**EXERCISE TASK**
The lines from the top of the material below through the line containing "10, 15, 20];" are to be printed exactly, with pictures omitted.

═════ DATA EXTRACT ═════

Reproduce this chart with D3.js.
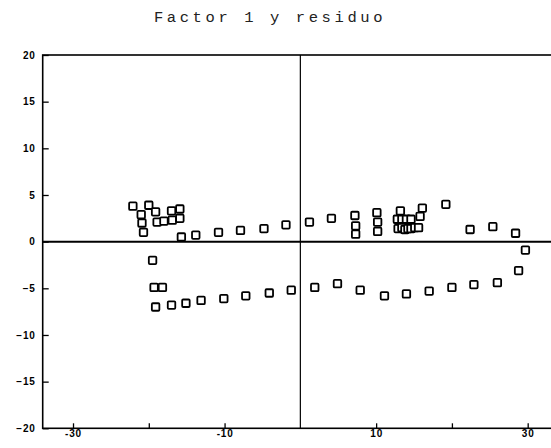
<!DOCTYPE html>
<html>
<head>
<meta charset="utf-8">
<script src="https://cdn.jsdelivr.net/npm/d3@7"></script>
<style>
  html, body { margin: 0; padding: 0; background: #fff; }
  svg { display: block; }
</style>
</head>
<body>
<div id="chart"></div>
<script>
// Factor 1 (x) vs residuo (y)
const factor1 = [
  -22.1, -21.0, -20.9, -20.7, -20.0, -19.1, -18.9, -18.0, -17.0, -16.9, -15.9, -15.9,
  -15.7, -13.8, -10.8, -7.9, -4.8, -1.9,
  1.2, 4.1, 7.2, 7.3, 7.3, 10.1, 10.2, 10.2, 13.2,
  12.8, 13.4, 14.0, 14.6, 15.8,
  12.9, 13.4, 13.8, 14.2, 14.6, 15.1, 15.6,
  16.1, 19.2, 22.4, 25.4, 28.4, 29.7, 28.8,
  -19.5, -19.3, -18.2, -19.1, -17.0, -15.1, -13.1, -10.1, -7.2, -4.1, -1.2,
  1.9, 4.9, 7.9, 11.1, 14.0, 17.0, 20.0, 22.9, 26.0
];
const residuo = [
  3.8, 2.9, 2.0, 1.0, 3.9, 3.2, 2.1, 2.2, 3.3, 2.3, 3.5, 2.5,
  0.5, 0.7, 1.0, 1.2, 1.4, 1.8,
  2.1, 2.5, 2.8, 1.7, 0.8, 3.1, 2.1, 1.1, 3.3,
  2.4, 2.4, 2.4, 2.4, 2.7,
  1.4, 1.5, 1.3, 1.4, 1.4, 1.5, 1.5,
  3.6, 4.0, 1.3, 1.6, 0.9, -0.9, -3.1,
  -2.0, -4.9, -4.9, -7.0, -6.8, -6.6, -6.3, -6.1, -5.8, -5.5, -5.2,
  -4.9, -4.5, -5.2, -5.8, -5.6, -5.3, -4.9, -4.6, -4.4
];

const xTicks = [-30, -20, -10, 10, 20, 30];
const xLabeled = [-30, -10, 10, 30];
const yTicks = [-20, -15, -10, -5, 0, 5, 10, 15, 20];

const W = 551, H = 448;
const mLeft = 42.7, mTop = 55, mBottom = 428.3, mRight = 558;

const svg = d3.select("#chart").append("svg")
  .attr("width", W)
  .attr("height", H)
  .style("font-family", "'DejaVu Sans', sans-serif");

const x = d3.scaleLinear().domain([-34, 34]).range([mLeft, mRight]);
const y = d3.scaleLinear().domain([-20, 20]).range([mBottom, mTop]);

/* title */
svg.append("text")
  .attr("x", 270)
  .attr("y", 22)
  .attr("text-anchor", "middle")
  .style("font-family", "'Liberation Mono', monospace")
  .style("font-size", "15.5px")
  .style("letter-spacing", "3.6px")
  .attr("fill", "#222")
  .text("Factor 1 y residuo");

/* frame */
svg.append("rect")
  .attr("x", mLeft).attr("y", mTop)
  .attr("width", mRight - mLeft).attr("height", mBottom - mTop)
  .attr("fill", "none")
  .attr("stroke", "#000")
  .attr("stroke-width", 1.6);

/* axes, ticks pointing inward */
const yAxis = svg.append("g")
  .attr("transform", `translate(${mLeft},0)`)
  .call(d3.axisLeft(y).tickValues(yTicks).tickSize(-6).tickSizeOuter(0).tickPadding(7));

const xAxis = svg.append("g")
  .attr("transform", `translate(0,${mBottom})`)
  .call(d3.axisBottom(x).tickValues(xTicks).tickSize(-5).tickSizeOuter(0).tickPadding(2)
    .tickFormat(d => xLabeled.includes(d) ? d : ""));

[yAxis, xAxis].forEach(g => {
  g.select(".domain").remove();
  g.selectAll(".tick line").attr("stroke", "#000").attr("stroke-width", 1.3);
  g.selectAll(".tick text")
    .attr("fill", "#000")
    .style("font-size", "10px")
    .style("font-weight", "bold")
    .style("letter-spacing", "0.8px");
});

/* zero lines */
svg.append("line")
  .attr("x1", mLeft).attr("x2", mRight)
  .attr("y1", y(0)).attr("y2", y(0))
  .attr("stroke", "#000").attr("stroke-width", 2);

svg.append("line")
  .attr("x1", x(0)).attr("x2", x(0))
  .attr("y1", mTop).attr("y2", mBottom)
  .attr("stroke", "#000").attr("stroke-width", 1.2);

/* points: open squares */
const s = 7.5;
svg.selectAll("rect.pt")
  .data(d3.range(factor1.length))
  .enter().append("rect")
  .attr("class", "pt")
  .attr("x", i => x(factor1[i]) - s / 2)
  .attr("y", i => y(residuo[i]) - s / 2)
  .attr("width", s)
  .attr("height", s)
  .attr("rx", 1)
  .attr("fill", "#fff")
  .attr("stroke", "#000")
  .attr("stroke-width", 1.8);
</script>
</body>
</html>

═════

**CORRECT OUTPUT**
Reproduce this chart with D3.js.
<!DOCTYPE html>
<html>
<head>
<meta charset="utf-8">
<script src="https://cdn.jsdelivr.net/npm/d3@7"></script>
<style>
  html, body { margin: 0; padding: 0; background: #fff; }
  svg { display: block; }
</style>
</head>
<body>
<div id="chart"></div>
<script>
// Factor 1 (x) vs residuo (y)
const factor1 = [
  -22.1, -21.0, -20.9, -20.7, -20.0, -19.1, -18.9, -18.0, -17.0, -16.9, -15.9, -15.9,
  -15.7, -13.8, -10.8, -7.9, -4.8, -1.9,
  1.2, 4.1, 7.2, 7.3, 7.3, 10.1, 10.2, 10.2, 13.2,
  12.8, 13.4, 14.0, 14.6, 15.8,
  12.9, 13.4, 13.8, 14.2, 14.6, 15.1, 15.6,
  16.1, 19.2, 22.4, 25.4, 28.4, 29.7, 28.8,
  -19.5, -19.3, -18.2, -19.1, -17.0, -15.1, -13.1, -10.1, -7.2, -4.1, -1.2,
  1.9, 4.9, 7.9, 11.1, 14.0, 17.0, 20.0, 22.9, 26.0
];
const residuo = [
  3.8, 2.9, 2.0, 1.0, 3.9, 3.2, 2.1, 2.2, 3.3, 2.3, 3.5, 2.5,
  0.5, 0.7, 1.0, 1.2, 1.4, 1.8,
  2.1, 2.5, 2.8, 1.7, 0.8, 3.1, 2.1, 1.1, 3.3,
  2.4, 2.4, 2.4, 2.4, 2.7,
  1.4, 1.5, 1.3, 1.4, 1.4, 1.5, 1.5,
  3.6, 4.0, 1.3, 1.6, 0.9, -0.9, -3.1,
  -2.0, -4.9, -4.9, -7.0, -6.8, -6.6, -6.3, -6.1, -5.8, -5.5, -5.2,
  -4.9, -4.5, -5.2, -5.8, -5.6, -5.3, -4.9, -4.6, -4.4
];

const xTicks = [-30, -20, -10, 10, 20, 30];
const xLabeled = [-30, -10, 10, 30];
const yTicks = [-20, -15, -10, -5, 0, 5, 10, 15, 20];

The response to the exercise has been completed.